Required task: Can you write out all the lines word for word, with no pictures?

-- Start --

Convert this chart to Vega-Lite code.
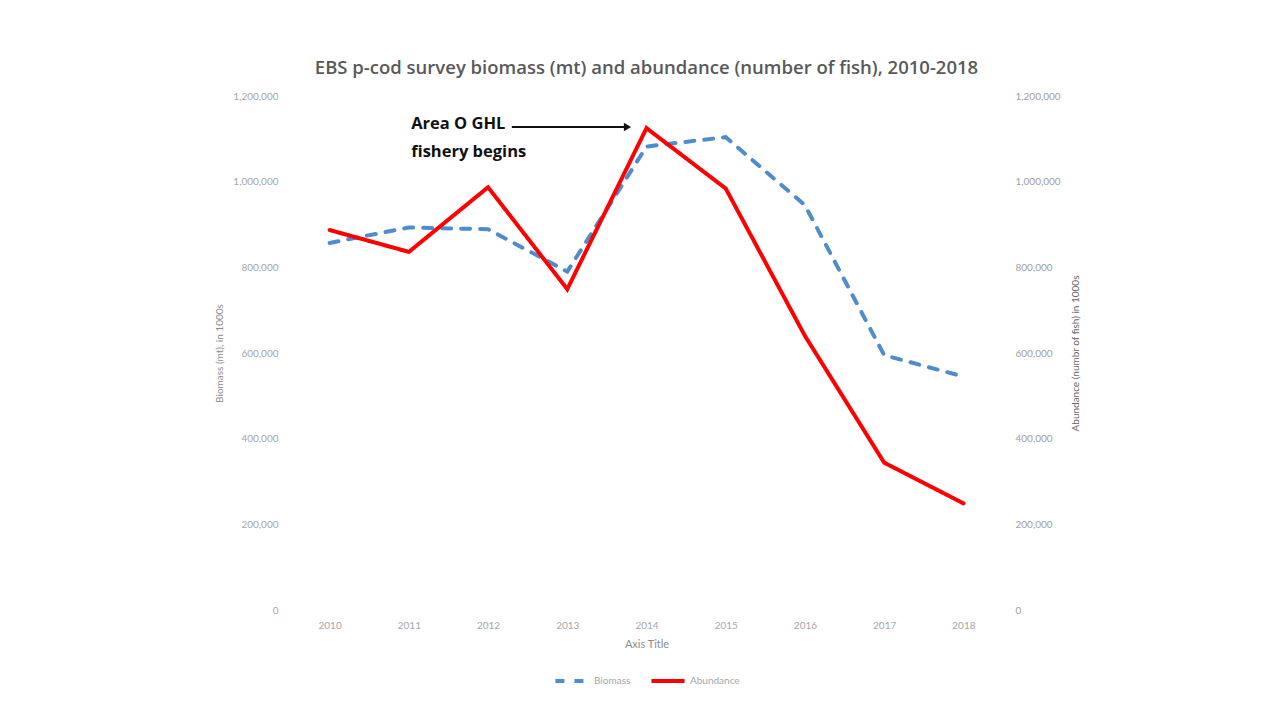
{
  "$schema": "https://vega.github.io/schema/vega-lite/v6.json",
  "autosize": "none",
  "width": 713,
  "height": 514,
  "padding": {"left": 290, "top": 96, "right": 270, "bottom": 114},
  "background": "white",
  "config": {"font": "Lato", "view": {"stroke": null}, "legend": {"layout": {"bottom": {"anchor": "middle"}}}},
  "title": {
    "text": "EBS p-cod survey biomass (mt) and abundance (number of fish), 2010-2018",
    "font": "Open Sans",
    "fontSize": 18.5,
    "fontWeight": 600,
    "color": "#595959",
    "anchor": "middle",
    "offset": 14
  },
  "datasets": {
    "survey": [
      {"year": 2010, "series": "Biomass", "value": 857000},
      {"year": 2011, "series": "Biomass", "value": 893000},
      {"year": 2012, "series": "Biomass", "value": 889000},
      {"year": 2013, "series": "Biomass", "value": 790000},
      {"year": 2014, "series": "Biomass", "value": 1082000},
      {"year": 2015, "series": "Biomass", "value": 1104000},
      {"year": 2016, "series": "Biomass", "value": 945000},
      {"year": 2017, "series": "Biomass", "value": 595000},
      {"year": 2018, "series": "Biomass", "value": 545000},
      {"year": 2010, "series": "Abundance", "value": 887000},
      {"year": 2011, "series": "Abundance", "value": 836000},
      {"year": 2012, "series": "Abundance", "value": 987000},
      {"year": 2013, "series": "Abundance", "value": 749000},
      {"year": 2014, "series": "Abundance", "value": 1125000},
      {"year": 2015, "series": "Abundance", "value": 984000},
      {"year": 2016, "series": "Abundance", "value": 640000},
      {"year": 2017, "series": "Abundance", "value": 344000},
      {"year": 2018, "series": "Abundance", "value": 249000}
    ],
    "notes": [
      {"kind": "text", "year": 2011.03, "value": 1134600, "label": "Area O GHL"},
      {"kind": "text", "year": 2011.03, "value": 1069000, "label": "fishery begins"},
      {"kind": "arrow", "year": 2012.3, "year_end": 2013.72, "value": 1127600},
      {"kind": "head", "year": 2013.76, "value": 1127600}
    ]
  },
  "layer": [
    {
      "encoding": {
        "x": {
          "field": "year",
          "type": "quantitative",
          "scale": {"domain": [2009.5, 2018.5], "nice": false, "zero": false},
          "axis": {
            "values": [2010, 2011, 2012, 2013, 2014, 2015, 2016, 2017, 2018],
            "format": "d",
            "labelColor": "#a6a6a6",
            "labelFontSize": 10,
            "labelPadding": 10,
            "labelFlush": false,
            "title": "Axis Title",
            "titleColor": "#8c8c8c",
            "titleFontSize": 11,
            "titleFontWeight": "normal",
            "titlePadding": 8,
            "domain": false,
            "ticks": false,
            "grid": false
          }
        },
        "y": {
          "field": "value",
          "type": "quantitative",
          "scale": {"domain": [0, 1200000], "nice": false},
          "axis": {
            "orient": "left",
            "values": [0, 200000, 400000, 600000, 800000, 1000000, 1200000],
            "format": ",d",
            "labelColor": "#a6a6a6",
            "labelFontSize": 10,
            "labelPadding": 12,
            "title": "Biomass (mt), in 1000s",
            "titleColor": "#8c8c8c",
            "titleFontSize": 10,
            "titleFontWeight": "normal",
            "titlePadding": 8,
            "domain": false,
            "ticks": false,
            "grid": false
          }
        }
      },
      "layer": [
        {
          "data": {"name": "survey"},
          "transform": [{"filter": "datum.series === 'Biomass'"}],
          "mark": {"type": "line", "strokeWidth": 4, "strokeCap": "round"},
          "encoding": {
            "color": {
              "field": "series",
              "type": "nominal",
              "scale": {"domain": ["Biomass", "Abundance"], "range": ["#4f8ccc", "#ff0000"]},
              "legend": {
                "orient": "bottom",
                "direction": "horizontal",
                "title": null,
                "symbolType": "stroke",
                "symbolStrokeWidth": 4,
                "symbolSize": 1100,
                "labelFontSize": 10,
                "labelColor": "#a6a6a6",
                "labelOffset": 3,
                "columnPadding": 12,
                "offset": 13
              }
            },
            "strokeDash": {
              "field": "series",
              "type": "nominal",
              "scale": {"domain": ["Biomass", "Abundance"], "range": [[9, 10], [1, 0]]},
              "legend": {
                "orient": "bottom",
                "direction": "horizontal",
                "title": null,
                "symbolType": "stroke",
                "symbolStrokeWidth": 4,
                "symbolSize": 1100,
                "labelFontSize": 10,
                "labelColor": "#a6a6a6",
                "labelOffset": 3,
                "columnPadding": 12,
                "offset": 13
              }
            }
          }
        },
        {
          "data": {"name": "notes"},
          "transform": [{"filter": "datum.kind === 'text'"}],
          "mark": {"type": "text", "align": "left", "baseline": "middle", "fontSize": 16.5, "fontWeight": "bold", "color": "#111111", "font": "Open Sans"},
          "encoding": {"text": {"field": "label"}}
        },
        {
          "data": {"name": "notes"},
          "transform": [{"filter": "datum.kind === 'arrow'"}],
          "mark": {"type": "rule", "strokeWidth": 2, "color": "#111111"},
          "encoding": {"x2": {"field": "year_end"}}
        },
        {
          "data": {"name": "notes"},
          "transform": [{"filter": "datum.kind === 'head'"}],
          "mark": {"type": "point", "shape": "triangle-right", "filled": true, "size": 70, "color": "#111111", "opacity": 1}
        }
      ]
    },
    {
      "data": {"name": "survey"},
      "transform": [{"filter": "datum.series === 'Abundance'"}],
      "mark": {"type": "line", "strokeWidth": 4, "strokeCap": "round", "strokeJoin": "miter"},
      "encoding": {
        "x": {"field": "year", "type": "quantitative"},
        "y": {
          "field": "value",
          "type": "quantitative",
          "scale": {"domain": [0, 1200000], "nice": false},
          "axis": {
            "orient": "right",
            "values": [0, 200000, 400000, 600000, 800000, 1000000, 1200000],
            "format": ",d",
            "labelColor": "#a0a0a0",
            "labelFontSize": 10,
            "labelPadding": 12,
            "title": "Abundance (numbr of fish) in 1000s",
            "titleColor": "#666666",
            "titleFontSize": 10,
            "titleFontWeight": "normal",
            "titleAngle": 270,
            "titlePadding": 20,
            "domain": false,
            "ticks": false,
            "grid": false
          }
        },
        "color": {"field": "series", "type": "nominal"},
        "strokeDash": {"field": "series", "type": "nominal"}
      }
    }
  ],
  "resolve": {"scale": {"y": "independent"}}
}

-- End --

Result of the task:
Convert this chart to Vega-Lite code.
{
  "$schema": "https://vega.github.io/schema/vega-lite/v6.json",
  "autosize": "none",
  "width": 713,
  "height": 514,
  "padding": {"left": 290, "top": 96, "right": 270, "bottom": 114},
  "background": "white",
  "config": {"font": "Lato", "view": {"stroke": null}, "legend": {"layout": {"bottom": {"anchor": "middle"}}}},
  "title": {
    "text": "EBS p-cod survey biomass (mt) and abundance (number of fish), 2010-2018",
    "font": "Open Sans",
    "fontSize": 18.5,
    "fontWeight": 600,
    "color": "#595959",
    "anchor": "middle",
    "offset": 14
  },
  "datasets": {
    "survey": [
      {"year": 2010, "series": "Biomass", "value": 857000},
      {"year": 2011, "series": "Biomass", "value": 893000},
      {"year": 2012, "series": "Biomass", "value": 889000},
      {"year": 2013, "series": "Biomass", "value": 790000},
      {"year": 2014, "series": "Biomass", "value": 1082000},
      {"year": 2015, "series": "Biomass", "value": 1104000},
      {"year": 2016, "series": "Biomass", "value": 945000},
      {"year": 2017, "series": "Biomass", "value": 595000},
      {"year": 2018, "series": "Biomass", "value": 545000},
      {"year": 2010, "series": "Abundance", "value": 887000},
      {"year": 2011, "series": "Abundance", "value": 836000},
      {"year": 2012, "series": "Abundance", "value": 987000},
      {"year": 2013, "series": "Abundance", "value": 749000},
      {"year": 2014, "series": "Abundance", "value": 1125000},
      {"year": 2015, "series": "Abundance", "value": 984000},
      {"year": 2016, "series": "Abundance", "value": 640000},
      {"year": 2017, "series": "Abundance", "value": 344000},
      {"year": 2018, "series": "Abundance", "value": 249000}
    ],
    "notes": [
      {"kind": "text", "year": 2011.03, "value": 1134600, "label": "Area O GHL"},
      {"kind": "text", "year": 2011.03, "value": 1069000, "label": "fishery begins"},
      {"kind": "arrow", "year": 2012.3, "year_end": 2013.72, "value": 1127600},
      {"kind": "head", "year": 2013.76, "value": 1127600}
    ]
  },
  "layer": [
    {
      "encoding": {
        "x": {
          "field": "year",
          "type": "quantitative",
          "scale": {"domain": [2009.5, 2018.5], "nice": false, "zero": false},
          "axis": {
            "values": [2010, 2011, 2012, 2013, 2014, 2015, 2016, 2017, 2018],
            "format": "d",
            "labelColor": "#a6a6a6",
            "labelFontSize": 10,
            "labelPadding": 10,
            "labelFlush": false,
            "title": "Axis Title",
            "titleColor": "#8c8c8c",
            "titleFontSize": 11,
            "titleFontWeight": "normal",
            "titlePadding": 8,
            "domain": false,
            "ticks": false,
            "grid": false
          }
        },
        "y": {
          "field": "value",
          "type": "quantitative",
          "scale": {"domain": [0, 1200000], "nice": false},
          "axis": {
            "orient": "left",
            "values": [0, 200000, 400000, 600000, 800000, 1000000, 1200000],
            "format": ",d",
            "labelColor": "#a6a6a6",
            "labelFontSize": 10,
            "labelPadding": 12,
            "title": "Biomass (mt), in 1000s",
            "titleColor": "#8c8c8c",
            "titleFontSize": 10,
            "titleFontWeight": "normal",
            "titlePadding": 8,
            "domain": false,
            "ticks": false,
            "grid": false
          }
        }
      },
      "layer": [
        {
          "data": {"name": "survey"},
          "transform": [{"filter": "datum.series === 'Biomass'"}],
          "mark": {"type": "line", "strokeWidth": 4, "strokeCap": "round"},
          "encoding": {
            "color": {
              "field": "series",
              "type": "nominal",
              "scale": {"domain": ["Biomass", "Abundance"], "range": ["#4f8ccc", "#ff0000"]},
              "legend": {
                "orient": "bottom",
                "direction": "horizontal",
                "title": null,
                "symbolType": "stroke",
                "symbolStrokeWidth": 4,
                "symbolSize": 1100,
                "labelFontSize": 10,
                "labelColor": "#a6a6a6",
                "labelOffset": 3,
                "columnPadding": 12,
                "offset": 13
              }
            },
            "strokeDash": {
              "field": "series",
              "type": "nominal",
              "scale": {"domain": ["Biomass", "Abundance"], "range": [[9, 10], [1, 0]]},
              "legend": {
                "orient": "bottom",
                "direction": "horizontal",
                "title": null,
                "symbolType": "stroke",
                "symbolStrokeWidth": 4,
                "symbolSize": 1100,
                "labelFontSize": 10,
                "labelColor": "#a6a6a6",
                "labelOffset": 3,
                "columnPadding": 12,
                "offset": 13
              }
            }
          }
        },
        {
          "data": {"name": "notes"},
          "transform": [{"filter": "datum.kind === 'text'"}],
          "mark": {"type": "text", "align": "left", "baseline": "middle", "fontSize": 16.5, "fontWeight": "bold", "color": "#111111", "font": "Open Sans"},
          "encoding": {"text": {"field": "label"}}
        },
        {
          "data": {"name": "notes"},
          "transform": [{"filter": "datum.kind === 'arrow'"}],
          "mark": {"type": "rule", "strokeWidth": 2, "color": "#111111"},
          "encoding": {"x2": {"field": "year_end"}}
        },
        {
          "data": {"name": "notes"},
          "transform": [{"filter": "datum.kind === 'head'"}],
          "mark": {"type": "point", "shape": "triangle-right", "filled": true, "size": 70, "color": "#111111", "opacity": 1}
        }
      ]
    },
    {
      "data": {"name": "survey"},
      "transform": [{"filter": "datum.series === 'Abundance'"}],
      "mark": {"type": "line", "strokeWidth": 4, "strokeCap": "round", "strokeJoin": "miter"},
      "encoding": {
        "x": {"field": "year", "type": "quantitative"},
        "y": {
          "field": "value",
          "type": "quantitative",
          "scale": {"domain": [0, 1200000], "nice": false},
          "axis": {
            "orient": "right",
            "values": [0, 200000, 400000, 600000, 800000, 1000000, 1200000],
            "format": ",d",
            "labelColor": "#a0a0a0",
            "labelFontSize": 10,
            "labelPadding": 12,
            "title": "Abundance (numbr of fish) in 1000s",
            "titleColor": "#666666",
            "titleFontSize": 10,
            "titleFontWeight": "normal",
            "titleAngle": 270,
            "titlePadding": 20,
            "domain": false,
            "ticks": false,
            "grid": false
          }
        },
        "color": {"field": "series", "type": "nominal"},
        "strokeDash": {"field": "series", "type": "nominal"}
      }
    }
  ],
  "resolve": {"scale": {"y": "independent"}}
}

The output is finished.